TASK DIRECTIONS →
Below, find the line containing "Rebuild this chart" and the line containing "const bandLower = [0.874, 0.945, 0.9731, 0.9898, 0.9998];"; reproduce exactly those two and every line between them, omitting pictures.

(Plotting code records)
== == ==
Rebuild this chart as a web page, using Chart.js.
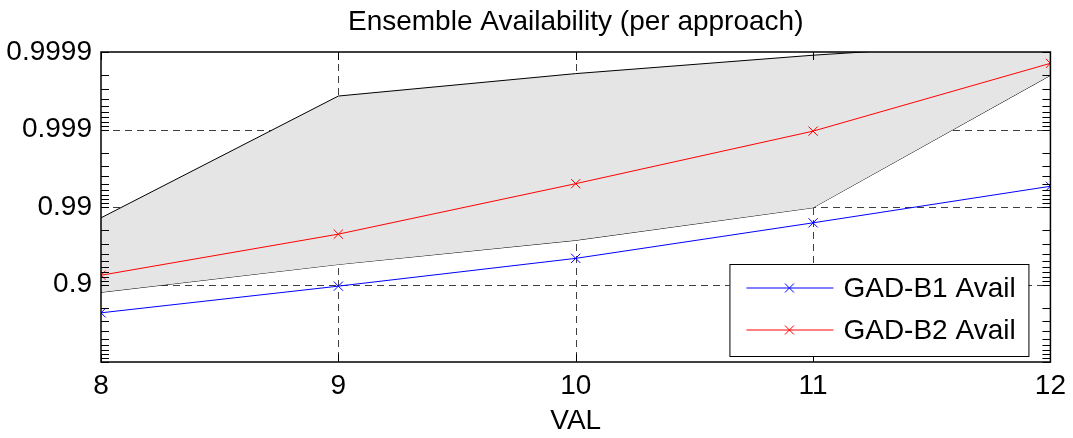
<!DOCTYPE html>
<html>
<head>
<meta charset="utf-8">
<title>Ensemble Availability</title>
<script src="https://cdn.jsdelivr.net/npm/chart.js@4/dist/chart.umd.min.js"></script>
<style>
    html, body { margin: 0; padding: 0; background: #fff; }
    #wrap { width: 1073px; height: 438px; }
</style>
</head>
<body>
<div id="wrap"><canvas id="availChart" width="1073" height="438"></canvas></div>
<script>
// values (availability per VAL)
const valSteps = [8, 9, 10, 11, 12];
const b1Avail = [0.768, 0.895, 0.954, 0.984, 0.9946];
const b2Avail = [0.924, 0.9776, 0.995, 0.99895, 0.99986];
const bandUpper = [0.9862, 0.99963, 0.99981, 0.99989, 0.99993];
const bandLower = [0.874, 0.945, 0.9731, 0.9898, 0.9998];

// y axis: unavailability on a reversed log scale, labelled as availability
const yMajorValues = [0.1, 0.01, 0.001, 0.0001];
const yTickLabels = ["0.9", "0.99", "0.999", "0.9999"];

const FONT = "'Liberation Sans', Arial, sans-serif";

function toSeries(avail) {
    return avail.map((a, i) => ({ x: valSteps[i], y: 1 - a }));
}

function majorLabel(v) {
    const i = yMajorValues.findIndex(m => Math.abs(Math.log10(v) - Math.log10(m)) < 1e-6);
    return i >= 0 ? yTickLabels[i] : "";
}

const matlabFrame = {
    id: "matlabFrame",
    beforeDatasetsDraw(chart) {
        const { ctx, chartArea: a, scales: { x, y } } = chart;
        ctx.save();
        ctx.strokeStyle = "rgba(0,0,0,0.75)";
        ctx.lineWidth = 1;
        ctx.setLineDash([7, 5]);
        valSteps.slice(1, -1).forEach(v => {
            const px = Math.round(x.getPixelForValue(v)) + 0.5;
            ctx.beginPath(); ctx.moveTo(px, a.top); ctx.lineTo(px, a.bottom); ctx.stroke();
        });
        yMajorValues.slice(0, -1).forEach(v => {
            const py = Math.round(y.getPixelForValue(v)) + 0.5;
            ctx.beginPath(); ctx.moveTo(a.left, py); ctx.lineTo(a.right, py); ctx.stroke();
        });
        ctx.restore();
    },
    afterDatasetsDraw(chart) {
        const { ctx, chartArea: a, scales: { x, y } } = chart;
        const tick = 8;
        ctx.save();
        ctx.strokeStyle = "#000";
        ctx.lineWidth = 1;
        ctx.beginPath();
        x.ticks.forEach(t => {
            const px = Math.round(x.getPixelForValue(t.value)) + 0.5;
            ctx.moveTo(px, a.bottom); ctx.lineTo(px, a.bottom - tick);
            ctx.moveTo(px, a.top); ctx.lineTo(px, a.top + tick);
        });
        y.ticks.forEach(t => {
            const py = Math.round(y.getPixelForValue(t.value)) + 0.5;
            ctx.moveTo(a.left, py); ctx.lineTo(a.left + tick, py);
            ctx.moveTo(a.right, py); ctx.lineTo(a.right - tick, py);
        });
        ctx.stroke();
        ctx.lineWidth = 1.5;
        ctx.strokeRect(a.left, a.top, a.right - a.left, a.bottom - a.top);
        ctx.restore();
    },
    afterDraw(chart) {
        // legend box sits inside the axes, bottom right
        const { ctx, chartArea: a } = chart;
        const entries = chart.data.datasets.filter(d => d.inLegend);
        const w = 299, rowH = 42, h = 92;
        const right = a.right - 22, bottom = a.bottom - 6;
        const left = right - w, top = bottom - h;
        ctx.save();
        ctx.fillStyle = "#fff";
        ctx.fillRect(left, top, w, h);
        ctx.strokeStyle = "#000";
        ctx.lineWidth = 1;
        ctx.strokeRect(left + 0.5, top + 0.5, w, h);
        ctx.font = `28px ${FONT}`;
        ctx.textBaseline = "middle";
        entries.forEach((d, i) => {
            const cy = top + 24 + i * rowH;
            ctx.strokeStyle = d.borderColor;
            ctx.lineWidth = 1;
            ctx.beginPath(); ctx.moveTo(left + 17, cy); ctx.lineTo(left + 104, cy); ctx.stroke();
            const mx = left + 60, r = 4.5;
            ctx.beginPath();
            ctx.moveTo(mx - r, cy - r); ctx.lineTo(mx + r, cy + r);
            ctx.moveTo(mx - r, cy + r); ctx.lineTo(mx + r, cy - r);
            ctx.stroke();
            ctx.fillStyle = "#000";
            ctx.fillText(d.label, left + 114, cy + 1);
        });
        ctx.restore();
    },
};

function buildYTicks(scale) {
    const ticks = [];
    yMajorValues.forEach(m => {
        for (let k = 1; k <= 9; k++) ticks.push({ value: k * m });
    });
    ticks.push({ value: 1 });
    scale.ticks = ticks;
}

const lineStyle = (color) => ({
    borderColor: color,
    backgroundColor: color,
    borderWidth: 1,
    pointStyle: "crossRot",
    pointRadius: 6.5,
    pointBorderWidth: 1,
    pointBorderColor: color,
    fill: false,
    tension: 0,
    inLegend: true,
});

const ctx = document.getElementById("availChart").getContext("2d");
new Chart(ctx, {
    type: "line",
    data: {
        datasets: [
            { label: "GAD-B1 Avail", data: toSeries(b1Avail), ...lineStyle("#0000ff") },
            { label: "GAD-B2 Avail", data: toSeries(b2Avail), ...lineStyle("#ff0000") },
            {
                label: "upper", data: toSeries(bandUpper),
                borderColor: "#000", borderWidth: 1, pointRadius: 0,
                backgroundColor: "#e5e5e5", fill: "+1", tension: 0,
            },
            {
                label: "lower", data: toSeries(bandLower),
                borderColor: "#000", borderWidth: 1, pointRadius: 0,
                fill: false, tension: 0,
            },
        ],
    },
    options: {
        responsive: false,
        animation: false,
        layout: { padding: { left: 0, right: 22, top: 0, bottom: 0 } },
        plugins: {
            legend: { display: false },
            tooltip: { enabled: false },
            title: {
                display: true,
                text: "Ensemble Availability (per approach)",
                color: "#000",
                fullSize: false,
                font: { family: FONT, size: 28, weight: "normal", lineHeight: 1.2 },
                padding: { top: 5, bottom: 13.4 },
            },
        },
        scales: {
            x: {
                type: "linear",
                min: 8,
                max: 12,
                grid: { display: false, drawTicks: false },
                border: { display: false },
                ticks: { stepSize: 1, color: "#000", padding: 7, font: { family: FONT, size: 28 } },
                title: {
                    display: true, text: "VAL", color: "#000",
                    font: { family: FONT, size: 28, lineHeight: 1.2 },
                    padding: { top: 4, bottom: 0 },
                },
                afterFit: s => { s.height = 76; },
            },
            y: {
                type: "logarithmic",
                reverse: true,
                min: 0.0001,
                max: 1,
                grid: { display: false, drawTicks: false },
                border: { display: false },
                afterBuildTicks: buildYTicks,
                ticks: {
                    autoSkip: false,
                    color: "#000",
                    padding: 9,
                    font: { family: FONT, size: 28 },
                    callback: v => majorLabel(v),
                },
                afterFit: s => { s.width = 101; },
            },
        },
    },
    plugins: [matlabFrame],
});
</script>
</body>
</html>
== == ==
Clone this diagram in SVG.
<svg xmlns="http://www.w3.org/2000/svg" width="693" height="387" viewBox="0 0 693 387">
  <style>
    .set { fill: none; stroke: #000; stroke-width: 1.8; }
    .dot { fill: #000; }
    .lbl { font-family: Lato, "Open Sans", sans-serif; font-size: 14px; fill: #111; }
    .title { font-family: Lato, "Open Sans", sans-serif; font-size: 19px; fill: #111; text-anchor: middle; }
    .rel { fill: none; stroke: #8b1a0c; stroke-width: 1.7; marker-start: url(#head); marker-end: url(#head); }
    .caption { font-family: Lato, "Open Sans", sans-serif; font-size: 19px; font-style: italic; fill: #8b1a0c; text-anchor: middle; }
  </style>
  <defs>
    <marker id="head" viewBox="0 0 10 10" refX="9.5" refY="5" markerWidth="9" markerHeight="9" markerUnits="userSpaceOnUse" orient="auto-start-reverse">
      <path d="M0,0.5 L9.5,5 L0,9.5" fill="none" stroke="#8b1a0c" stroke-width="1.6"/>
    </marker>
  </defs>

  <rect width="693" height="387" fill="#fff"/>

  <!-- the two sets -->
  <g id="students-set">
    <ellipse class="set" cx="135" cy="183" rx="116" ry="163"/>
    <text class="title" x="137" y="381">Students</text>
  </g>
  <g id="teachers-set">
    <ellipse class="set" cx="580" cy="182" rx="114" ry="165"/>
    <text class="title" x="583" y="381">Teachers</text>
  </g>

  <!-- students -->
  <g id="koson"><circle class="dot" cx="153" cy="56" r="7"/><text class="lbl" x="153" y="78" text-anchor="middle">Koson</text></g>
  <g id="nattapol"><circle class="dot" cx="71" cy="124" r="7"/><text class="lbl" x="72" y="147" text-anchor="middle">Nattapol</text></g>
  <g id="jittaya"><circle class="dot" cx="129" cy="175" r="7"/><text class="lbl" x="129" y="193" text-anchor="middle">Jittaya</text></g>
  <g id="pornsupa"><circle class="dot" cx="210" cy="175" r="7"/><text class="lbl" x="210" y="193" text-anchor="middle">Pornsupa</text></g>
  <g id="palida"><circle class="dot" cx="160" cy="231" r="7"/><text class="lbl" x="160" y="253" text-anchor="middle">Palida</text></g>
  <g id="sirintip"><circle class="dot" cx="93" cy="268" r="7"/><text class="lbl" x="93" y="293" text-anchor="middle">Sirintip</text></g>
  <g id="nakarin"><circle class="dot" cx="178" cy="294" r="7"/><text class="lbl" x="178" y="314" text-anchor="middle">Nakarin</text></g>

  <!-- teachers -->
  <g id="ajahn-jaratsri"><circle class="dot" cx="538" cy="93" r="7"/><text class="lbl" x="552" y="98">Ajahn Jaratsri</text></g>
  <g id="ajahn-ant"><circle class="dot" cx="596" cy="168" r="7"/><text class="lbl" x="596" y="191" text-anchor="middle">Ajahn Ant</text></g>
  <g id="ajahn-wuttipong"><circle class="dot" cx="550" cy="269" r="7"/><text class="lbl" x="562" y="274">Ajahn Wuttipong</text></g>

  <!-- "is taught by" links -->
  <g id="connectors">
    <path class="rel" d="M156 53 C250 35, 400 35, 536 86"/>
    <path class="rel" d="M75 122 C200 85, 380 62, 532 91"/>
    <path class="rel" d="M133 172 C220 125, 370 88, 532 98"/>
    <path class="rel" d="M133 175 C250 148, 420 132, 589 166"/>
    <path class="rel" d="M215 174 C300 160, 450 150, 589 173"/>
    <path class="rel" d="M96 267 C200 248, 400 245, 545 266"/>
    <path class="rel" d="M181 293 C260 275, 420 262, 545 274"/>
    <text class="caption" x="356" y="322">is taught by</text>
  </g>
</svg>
== == ==
CORRECT RESULT →
Rebuild this chart as a web page, using Chart.js.
<!DOCTYPE html>
<html>
<head>
<meta charset="utf-8">
<title>Ensemble Availability</title>
<script src="https://cdn.jsdelivr.net/npm/chart.js@4/dist/chart.umd.min.js"></script>
<style>
    html, body { margin: 0; padding: 0; background: #fff; }
    #wrap { width: 1073px; height: 438px; }
</style>
</head>
<body>
<div id="wrap"><canvas id="availChart" width="1073" height="438"></canvas></div>
<script>
// values (availability per VAL)
const valSteps = [8, 9, 10, 11, 12];
const b1Avail = [0.768, 0.895, 0.954, 0.984, 0.9946];
const b2Avail = [0.924, 0.9776, 0.995, 0.99895, 0.99986];
const bandUpper = [0.9862, 0.99963, 0.99981, 0.99989, 0.99993];
const bandLower = [0.874, 0.945, 0.9731, 0.9898, 0.9998];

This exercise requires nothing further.